Other credits include the Wayne Wang films Eat A Bowl of Tea and Life Is Cheap, over a dozen National Geographic Specials, and three Oscar-nominated feature documentaries. In 1999 he won a Primetime Emmy for his work on HBO's The Rat Pack, which featured Ray Liotta, Joe Mantegna and Don Cheadle. Other recent TV movie scores include Hallmark Entertainment's "Forbidden Territory: Stanley's Search for Livingstone," starring Aidan Quinn and Nigel Hawthorne, for which he received a 1998 Primetime Emmy nomination, "Flowers For Algernon" starring Mathew Modine, and two Hallmark Hall of Fame productions.

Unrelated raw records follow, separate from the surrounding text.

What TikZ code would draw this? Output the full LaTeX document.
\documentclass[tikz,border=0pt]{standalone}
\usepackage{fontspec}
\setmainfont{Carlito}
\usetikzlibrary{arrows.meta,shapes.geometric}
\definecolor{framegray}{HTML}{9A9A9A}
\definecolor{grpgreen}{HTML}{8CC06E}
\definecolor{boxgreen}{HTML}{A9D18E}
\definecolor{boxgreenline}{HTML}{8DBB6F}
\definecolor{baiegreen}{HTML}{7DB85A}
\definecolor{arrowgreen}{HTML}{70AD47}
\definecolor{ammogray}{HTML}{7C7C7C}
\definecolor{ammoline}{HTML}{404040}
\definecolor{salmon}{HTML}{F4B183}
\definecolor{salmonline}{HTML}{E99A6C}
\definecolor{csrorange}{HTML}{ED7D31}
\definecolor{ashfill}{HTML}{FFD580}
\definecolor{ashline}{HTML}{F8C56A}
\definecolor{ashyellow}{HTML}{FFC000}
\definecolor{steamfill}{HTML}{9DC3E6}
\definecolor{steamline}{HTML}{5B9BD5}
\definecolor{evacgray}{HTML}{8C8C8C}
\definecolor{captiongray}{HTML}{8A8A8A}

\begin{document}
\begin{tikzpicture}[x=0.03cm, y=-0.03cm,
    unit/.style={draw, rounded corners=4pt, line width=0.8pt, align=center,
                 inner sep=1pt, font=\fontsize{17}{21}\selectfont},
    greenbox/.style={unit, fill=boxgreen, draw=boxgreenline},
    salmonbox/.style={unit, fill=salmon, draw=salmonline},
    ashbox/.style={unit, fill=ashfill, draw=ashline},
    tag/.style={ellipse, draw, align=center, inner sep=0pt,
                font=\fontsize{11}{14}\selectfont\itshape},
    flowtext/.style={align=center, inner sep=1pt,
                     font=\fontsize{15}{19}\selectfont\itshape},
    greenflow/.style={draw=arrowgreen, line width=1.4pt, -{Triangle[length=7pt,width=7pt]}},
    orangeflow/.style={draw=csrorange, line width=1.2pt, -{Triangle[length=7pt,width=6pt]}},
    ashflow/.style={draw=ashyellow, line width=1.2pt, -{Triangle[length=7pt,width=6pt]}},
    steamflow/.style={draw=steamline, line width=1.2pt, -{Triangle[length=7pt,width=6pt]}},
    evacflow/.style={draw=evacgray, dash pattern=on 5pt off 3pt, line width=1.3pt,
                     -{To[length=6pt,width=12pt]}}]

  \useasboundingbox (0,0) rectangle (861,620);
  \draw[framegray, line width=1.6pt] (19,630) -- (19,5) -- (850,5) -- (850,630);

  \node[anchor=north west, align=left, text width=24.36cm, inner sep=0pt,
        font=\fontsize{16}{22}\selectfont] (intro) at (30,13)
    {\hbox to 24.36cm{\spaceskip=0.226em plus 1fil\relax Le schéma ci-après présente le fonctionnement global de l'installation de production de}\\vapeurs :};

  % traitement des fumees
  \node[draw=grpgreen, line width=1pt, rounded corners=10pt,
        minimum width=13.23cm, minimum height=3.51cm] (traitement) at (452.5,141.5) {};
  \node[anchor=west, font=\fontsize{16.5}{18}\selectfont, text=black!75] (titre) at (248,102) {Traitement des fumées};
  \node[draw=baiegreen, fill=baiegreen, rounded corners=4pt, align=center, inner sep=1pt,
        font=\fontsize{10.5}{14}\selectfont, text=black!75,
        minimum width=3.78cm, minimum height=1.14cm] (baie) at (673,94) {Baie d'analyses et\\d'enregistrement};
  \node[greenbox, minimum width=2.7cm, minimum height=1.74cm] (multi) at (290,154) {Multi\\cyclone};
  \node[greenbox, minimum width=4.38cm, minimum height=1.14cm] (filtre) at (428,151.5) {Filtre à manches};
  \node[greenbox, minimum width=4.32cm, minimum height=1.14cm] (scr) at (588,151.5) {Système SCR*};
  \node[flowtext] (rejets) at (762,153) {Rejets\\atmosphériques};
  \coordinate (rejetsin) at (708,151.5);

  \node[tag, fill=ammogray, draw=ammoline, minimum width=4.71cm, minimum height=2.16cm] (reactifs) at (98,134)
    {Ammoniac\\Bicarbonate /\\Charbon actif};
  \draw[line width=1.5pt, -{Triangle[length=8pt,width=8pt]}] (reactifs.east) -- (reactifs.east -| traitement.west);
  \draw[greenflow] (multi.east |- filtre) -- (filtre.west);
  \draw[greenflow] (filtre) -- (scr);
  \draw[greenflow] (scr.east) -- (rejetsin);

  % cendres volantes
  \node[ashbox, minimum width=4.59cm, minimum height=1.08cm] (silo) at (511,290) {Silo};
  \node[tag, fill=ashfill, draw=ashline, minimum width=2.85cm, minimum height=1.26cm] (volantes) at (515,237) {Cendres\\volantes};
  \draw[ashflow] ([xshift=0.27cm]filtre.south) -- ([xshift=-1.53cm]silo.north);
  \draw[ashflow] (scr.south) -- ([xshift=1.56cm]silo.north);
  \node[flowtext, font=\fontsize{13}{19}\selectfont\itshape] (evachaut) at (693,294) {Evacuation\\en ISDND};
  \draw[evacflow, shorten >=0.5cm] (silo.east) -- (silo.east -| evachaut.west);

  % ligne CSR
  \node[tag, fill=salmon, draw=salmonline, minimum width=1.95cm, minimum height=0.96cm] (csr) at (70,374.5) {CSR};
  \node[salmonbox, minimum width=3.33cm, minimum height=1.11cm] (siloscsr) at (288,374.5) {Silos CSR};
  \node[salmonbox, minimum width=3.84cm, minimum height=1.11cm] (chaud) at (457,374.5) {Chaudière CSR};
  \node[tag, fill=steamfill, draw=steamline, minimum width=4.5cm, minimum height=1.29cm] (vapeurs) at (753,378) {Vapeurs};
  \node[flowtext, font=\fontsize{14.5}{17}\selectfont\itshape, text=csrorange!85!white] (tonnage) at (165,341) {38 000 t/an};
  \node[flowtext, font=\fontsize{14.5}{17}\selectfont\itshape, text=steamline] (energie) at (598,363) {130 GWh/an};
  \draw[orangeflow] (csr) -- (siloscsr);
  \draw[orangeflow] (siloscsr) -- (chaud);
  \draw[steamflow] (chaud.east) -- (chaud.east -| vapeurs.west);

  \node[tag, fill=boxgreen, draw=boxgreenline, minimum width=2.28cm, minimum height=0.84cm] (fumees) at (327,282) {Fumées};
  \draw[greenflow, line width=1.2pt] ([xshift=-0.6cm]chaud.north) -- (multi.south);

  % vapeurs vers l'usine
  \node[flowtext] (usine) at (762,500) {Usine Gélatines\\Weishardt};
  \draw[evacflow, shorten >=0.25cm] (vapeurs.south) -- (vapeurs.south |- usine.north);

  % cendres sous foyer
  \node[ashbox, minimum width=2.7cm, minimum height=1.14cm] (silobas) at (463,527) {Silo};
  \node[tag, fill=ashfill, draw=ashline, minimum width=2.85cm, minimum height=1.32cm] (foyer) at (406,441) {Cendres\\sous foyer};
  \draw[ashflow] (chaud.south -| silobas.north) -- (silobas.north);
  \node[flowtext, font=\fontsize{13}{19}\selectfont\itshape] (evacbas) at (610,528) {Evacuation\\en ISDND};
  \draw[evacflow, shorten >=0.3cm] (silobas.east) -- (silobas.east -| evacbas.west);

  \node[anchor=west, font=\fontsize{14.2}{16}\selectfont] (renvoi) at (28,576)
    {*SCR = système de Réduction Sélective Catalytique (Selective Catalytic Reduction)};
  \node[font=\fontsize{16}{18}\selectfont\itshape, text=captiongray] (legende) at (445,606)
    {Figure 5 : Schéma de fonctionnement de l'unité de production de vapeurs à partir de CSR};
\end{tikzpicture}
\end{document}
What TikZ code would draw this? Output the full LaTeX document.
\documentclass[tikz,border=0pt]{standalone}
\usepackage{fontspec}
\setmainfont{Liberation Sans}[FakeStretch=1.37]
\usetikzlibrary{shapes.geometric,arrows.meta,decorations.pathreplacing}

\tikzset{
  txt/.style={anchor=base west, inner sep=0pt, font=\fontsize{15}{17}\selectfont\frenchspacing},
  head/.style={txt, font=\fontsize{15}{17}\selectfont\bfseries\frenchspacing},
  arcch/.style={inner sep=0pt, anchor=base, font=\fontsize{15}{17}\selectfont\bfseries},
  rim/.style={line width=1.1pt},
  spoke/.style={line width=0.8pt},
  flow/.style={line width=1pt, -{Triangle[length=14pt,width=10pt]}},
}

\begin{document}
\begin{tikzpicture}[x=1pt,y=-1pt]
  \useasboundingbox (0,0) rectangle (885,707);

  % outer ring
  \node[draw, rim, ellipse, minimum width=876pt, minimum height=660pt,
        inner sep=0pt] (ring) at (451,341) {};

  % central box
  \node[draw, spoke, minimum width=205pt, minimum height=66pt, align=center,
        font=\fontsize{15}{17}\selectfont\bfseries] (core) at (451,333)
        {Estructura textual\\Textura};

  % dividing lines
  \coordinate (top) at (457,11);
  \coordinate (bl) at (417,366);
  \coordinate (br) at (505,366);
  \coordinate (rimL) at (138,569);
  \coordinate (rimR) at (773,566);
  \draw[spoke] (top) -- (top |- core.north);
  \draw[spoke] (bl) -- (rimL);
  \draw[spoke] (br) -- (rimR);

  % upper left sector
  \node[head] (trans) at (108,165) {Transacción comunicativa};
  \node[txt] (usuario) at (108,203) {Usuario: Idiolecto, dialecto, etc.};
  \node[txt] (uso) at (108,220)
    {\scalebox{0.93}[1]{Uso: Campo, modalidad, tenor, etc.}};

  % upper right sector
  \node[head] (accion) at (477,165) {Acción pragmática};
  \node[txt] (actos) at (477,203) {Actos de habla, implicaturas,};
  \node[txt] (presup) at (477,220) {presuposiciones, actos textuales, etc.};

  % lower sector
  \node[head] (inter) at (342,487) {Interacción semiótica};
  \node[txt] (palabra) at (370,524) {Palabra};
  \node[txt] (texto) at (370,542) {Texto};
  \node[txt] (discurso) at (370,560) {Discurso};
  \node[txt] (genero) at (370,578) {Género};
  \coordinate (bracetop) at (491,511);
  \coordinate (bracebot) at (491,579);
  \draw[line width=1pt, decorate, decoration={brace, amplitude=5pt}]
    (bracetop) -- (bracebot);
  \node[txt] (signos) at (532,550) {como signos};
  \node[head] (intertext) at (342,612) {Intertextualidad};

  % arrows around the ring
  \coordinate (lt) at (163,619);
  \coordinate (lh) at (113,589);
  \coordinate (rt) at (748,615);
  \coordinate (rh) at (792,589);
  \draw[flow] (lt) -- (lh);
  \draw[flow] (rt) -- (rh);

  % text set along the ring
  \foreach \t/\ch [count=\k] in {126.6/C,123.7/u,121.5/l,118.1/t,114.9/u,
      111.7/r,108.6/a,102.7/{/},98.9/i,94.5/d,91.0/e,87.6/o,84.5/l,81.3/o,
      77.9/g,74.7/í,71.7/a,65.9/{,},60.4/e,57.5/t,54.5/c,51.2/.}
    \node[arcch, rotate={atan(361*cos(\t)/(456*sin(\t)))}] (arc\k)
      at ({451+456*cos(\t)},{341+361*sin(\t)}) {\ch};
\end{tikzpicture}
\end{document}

He was commissioned to compose a new main theme for the long-running PBS series, American Experience, which debuted last fall.

He also composed and produced source music for the Philip Kaufman films The Unbearable Lightness of Being, and Henry and June, and was involved as a producer in the recreation of indigenous Brazilian music for the Saul Zaentz
production "At Play in the Fields of the Lord. " This range of experience has
resulted in an eclectic musical style, often drawing on jazz, folk, world
music, and traditional orchestral idioms.

VICKI GRAEF
COSTUME DESIGNER

Vicki Graef has established a solid reputation providing contemporary and period costume designs in the film and television industry. Graef's period feature films include Mariette in Ecstasy, set in 1906 upstate New York; the colorfully stylized costumes of Dick Tracy from the 1930's; and Marie: A True Story, set in 1970 Tennessee. Her period television movies include Boss of Bosses, Love Letters and the multi Emmy-nominated Lincoln, based on Gore Vidal's novel.

Graef's contemporary costume styling can be recognized in numerous feature films: Three To Tango, Universal's Half Baked, Columbia Pictures' Booty Call, Paramount's Godfather III, Columbia Discovery's Sapphire Man, Miramax Films' Return of the Swamp Thing, New Horizons' Big Bad Mama II, Transworld Pictures' Programmed to Kill, MGM's Evil Dead II, Orion Pictures' China Moon and the independent feature film Homage.

She also adds television movies to her credits, most recently, Warner Brothers' Gilmore Girls, CBS's The Last Don Part II and A&E's Thin Air and Small Vices.